The endoscope makes minimally invasive procedures possible.
Endoscopic procedures are performed with special instruments to view certain parts of the body in a way that’s less invasive than traditional surgery. Prior to the widespread use of endoscopic procedures, it was common to perform exploratory surgery to get a better view of internal organs, joints, and other inside areas and cavities.
Patients often benefit from procedures of this nature since many of them can be done on an outpatient basis.
How Are Endoscopic Procedures Performed?
An endoscopy is performed with a flexible tube with a light source and an attached camera called an endoscope. This tube is inserted through one of the body’s cavities or through a small incision in the skin. The images captured from the camera are displayed on a monitor that shows clear, detailed pictures of internal structures. Endoscopies can be done for either diagnostic or treatment purposes. Some procedures are performed with sedation from IV medications, while others require general anesthesia.
What Preparations Are Necessary?
Typically, patients are instructed to not eat or drink anything other than water (fast) for about 6-8 hours before an endoscopy is scheduled. Additional instructions may be given for certain endoscopic procedures.
What Are the Common Types of Endoscopies?

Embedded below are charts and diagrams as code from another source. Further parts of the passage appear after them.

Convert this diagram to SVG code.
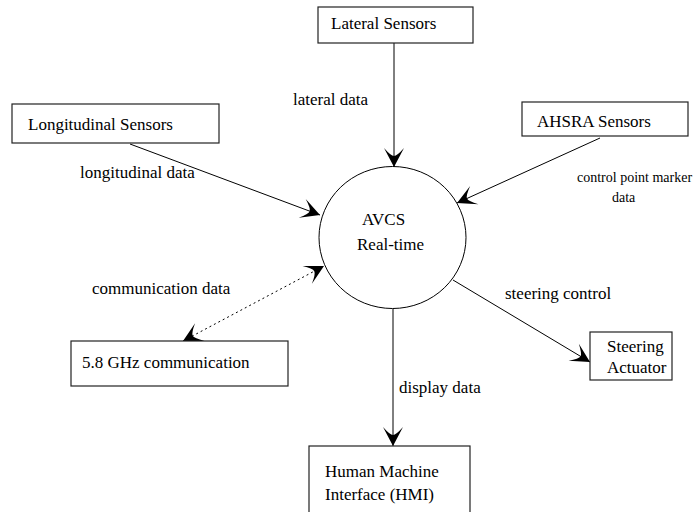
<svg xmlns="http://www.w3.org/2000/svg" width="695" height="512" viewBox="0 0 695 512">
<style>
text{font-family:"Liberation Serif","Times New Roman",serif;font-size:17px;fill:#000}
.box{fill:#fff;stroke:#222;stroke-width:1.2}
.ln{fill:none;stroke:#000;stroke-width:1}
.dot{fill:none;stroke:#000;stroke-width:1;stroke-dasharray:2 3}
.sm{font-size:14px}
</style>
<defs>
<marker id="ah" viewBox="-20 -11 21 22" markerWidth="21" markerHeight="22" refX="0" refY="0" orient="auto-start-reverse" markerUnits="userSpaceOnUse">
<path d="M0,0 L-19,-10 Q-11,-3 -11,0 Q-11,3 -19,10 Z" fill="#000"/>
</marker>
</defs>
<rect width="695" height="512" fill="#fff"/>
<g id="connectors">
<line class="ln" x1="394" y1="43" x2="394" y2="167" marker-end="url(#ah)"/>
<line class="ln" x1="130" y1="144" x2="320" y2="215" marker-end="url(#ah)"/>
<line class="ln" x1="600" y1="138" x2="457" y2="203" marker-end="url(#ah)"/>
<line class="dot" x1="183" y1="341" x2="324" y2="266" marker-start="url(#ah)" marker-end="url(#ah)"/>
<line class="ln" x1="453" y1="280" x2="590" y2="362" marker-end="url(#ah)"/>
<line class="ln" x1="393" y1="309" x2="393" y2="446" marker-end="url(#ah)"/>
<text x="293" y="105">lateral data</text>
<text x="80" y="178">longitudinal data</text>
<text class="sm" x="577" y="182">control point marker</text>
<text class="sm" x="612" y="202">data</text>
<text x="92" y="294">communication data</text>
<text x="505" y="299">steering control</text>
<text x="399" y="393">display data</text>
</g>
<g id="avcs">
<ellipse cx="392.5" cy="237.5" rx="73.5" ry="71" fill="none" stroke="#000" stroke-width="1"/>
<text x="362" y="225">AVCS</text>
<text x="357" y="250">Real-time</text>
</g>
<g id="lateral">
<rect class="box" x="318" y="7" width="155" height="36"/>
<text x="331" y="29">Lateral Sensors</text>
</g>
<g id="longitudinal">
<rect class="box" x="12" y="104" width="207" height="39"/>
<text x="28" y="130">Longitudinal Sensors</text>
</g>
<g id="ahsra">
<rect class="box" x="522" y="102" width="166" height="34"/>
<text x="537" y="127">AHSRA Sensors</text>
</g>
<g id="comm">
<rect class="box" x="71" y="341" width="217" height="45"/>
<text x="82" y="368">5.8 GHz communication</text>
</g>
<g id="steering">
<rect class="box" x="590" y="332" width="82" height="48"/>
<text x="607" y="352">Steering</text>
<text x="607" y="373">Actuator</text>
</g>
<g id="hmi">
<rect class="box" x="309" y="446" width="161" height="80"/>
<text x="325" y="477">Human Machine</text>
<text x="325" y="500">Interface (HMI)</text>
</g>
</svg>
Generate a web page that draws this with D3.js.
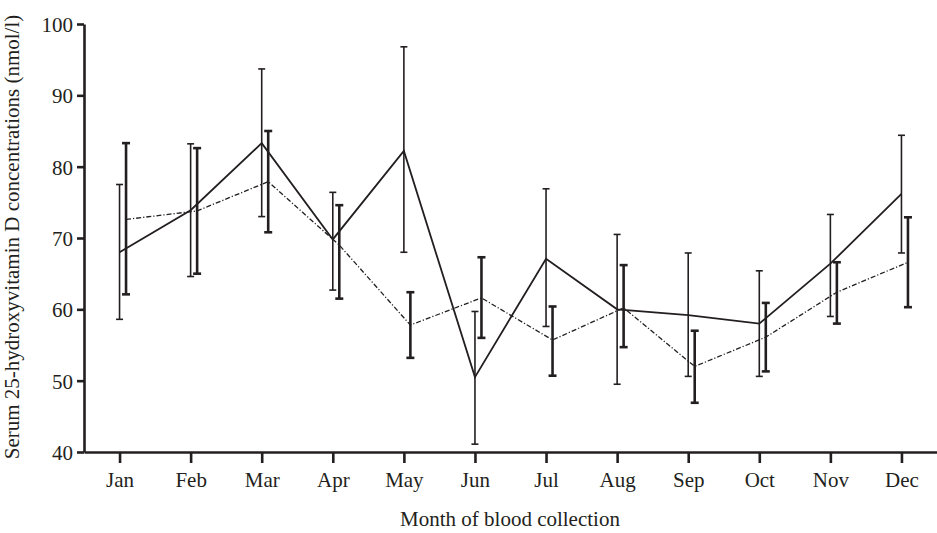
<!DOCTYPE html>
<html>
<head>
<meta charset="utf-8">
<script src="https://cdn.jsdelivr.net/npm/d3@7/dist/d3.min.js"></script>
<style>
  html, body { margin: 0; padding: 0; background: #fff; }
  svg { display: block; }
  text { font-family: "Liberation Serif", "Times New Roman", serif; fill: #231f20; }
</style>
</head>
<body>
<svg id="chart" width="937" height="533"></svg>
<script>
// ---- data ----
const months = ["Jan", "Feb", "Mar", "Apr", "May", "Jun", "Jul", "Aug", "Sep", "Oct", "Nov", "Dec"];
const yTicks = [40, 50, 60, 70, 80, 90, 100];

// Series A (solid line, thin error bars)
const solidMean = [68.0, 73.9, 83.3, 69.8, 82.2, 50.5, 67.1, 60.0, 59.2, 58.0, 66.4, 76.2];
const solidLow  = [58.6, 64.6, 73.0, 62.7, 68.0, 41.1, 57.6, 49.5, 50.6, 50.6, 59.0, 67.9];
const solidHigh = [77.5, 83.2, 93.7, 76.4, 96.8, 59.7, 76.9, 70.5, 67.9, 65.4, 73.3, 84.4];

// Series B (dash-dot line, thick error bars)
const dashMean = [72.6, 73.8, 77.9, 69.0, 57.8, 61.6, 55.7, 60.2, 52.0, 56.1, 62.4, 66.6];
const dashLow  = [62.1, 65.0, 70.8, 61.5, 53.2, 56.0, 50.7, 54.7, 46.9, 51.3, 58.0, 60.3];
const dashHigh = [83.3, 82.6, 85.0, 74.6, 62.4, 67.3, 60.4, 66.2, 57.0, 60.9, 66.6, 72.9];

// ---- layout ----
const ink = "#231f20";
const serif = '"Liberation Serif", "Times New Roman", serif';
const svg = d3.select("#chart");
const x = d3.scalePoint().domain(months).range([84, 937]).padding(0.5);
const y = d3.scaleLinear().domain([40, 100]).range([452, 24]);
const offB = 6.5;

// axes
const yAxis = svg.append("g").attr("transform", "translate(84,0)")
  .call(d3.axisLeft(y).tickValues(yTicks).tickSize(7).tickSizeOuter(0).tickPadding(4).tickFormat(d3.format("d")));
const xAxis = svg.append("g").attr("transform", "translate(0,452)")
  .call(d3.axisBottom(x).tickSize(11).tickSizeOuter(0));

[yAxis, xAxis].forEach(g => {
  g.attr("font-family", serif).attr("font-size", 21);
  g.select(".domain").attr("stroke", ink).attr("stroke-width", 2.6);
  g.selectAll(".tick line").attr("stroke", ink).attr("stroke-width", 2.6);
  g.selectAll(".tick text").attr("fill", ink).style("font-size", "21px").style("font-family", serif);
});
xAxis.selectAll(".tick text").attr("y", 35).attr("dy", 0);
yAxis.selectAll(".tick text").attr("dy", "0.35em");

// axis titles
svg.append("text")
  .attr("x", 510).attr("y", 526)
  .attr("text-anchor", "middle")
  .style("font-size", "21px")
  .text("Month of blood collection");
svg.append("text")
  .attr("transform", "translate(19,237) rotate(-90)")
  .attr("text-anchor", "middle")
  .style("font-size", "21px")
  .text("Serum 25-hydroxyvitamin D concentrations (nmol/l)");

// error bars
function errorBars(low, high, dx, sw, cap) {
  const g = svg.append("g").attr("stroke", ink).attr("stroke-width", sw).attr("fill", "none");
  months.forEach((m, i) => {
    const cx = x(m) + dx;
    g.append("line").attr("x1", cx).attr("x2", cx).attr("y1", y(low[i])).attr("y2", y(high[i]));
    g.append("line").attr("x1", cx - cap).attr("x2", cx + cap).attr("y1", y(low[i])).attr("y2", y(low[i]));
    g.append("line").attr("x1", cx - cap).attr("x2", cx + cap).attr("y1", y(high[i])).attr("y2", y(high[i]));
  });
}
errorBars(solidLow, solidHigh, 0, 1.6, 3.5);
errorBars(dashLow, dashHigh, offB, 2.6, 4);

// lines
const lineA = d3.line().x((d, i) => x(months[i])).y(d => y(d));
const lineB = d3.line().x((d, i) => x(months[i]) + offB).y(d => y(d));
svg.append("path").datum(dashMean).attr("d", lineB)
  .attr("fill", "none").attr("stroke", ink).attr("stroke-width", 1.3)
  .attr("stroke-dasharray", "5,2,1.2,2");
svg.append("path").datum(solidMean).attr("d", lineA)
  .attr("fill", "none").attr("stroke", ink).attr("stroke-width", 1.8);
</script>
</body>
</html>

There are many procedures that can be performed with an endoscope. One of the most common ones is an arthroscopy, which is performed through an incision made where a joint is located. For treatment purposes, not every type of joint surgery can be performed with endoscopic techniques. Joint replacement, for example, usually requires more invasive methods. An arthroscopy may also be performed to evaluate, assess, or correct joint damage related to:
With a bronchoscopy, the flexible tube is inserted through the mouth to the large airways of the lungs (bronchial tubes). A colonoscopy may be done to perform a routine screening for colon cancer or remove polyps before they have a chance to become cancerous.
An abnormal Pap smear often results in the need for a colposcopy to view the cervix. A scope is inserted through the urethra that carries urine out of the body when a cystoscopy is performed to view the bladder. Gallstones lodged in the bile and pancreatic ducts that are causing pain may be removed with an endoscopic retrograde cholangiopancreatography (ERCP).
Stomach pain that may be related to esophagus problems, stomach ulcers, celiac disease, or gastroesophageal reflux disease may be diagnosed with esophogealgastroduodenoscopy (EGD). With a laparoscopy, an incision is made in the belly button to access or view abdominal organs. This procedure is sometimes done to remove the appendix or pinpoint possible reasons for infertility. Additional endoscopic procedures include:
- Laryngoscopy: Performed to view the “voice box” (larynx) and look for polyps or signs of laryngeal cancer.
- Proctoscopy: Performed to view the rectum if bleeding is occurring.
- Thoracoscopy: An incision is made in the chest wall to perform a lung biopsy or remove tissues affected by various types of lung cancer.
- Mediastinoscopy: The scope is inserted in the space between the lungs (mediastinum) to determine if cancer may have spread to lymph nodes in this area.
Results from endoscopic procedures are normally used to make an accurate diagnosis or correct a specific problem in a way that’s less invasive. Endoscopies may also be done to determine the progression of a condition that’s being observed, as may be the case with a benign tumor or sinus or throat irregularities. When used for treatment purposes, endoscopic procedures often result in less infection risk and a faster healing and recovery period.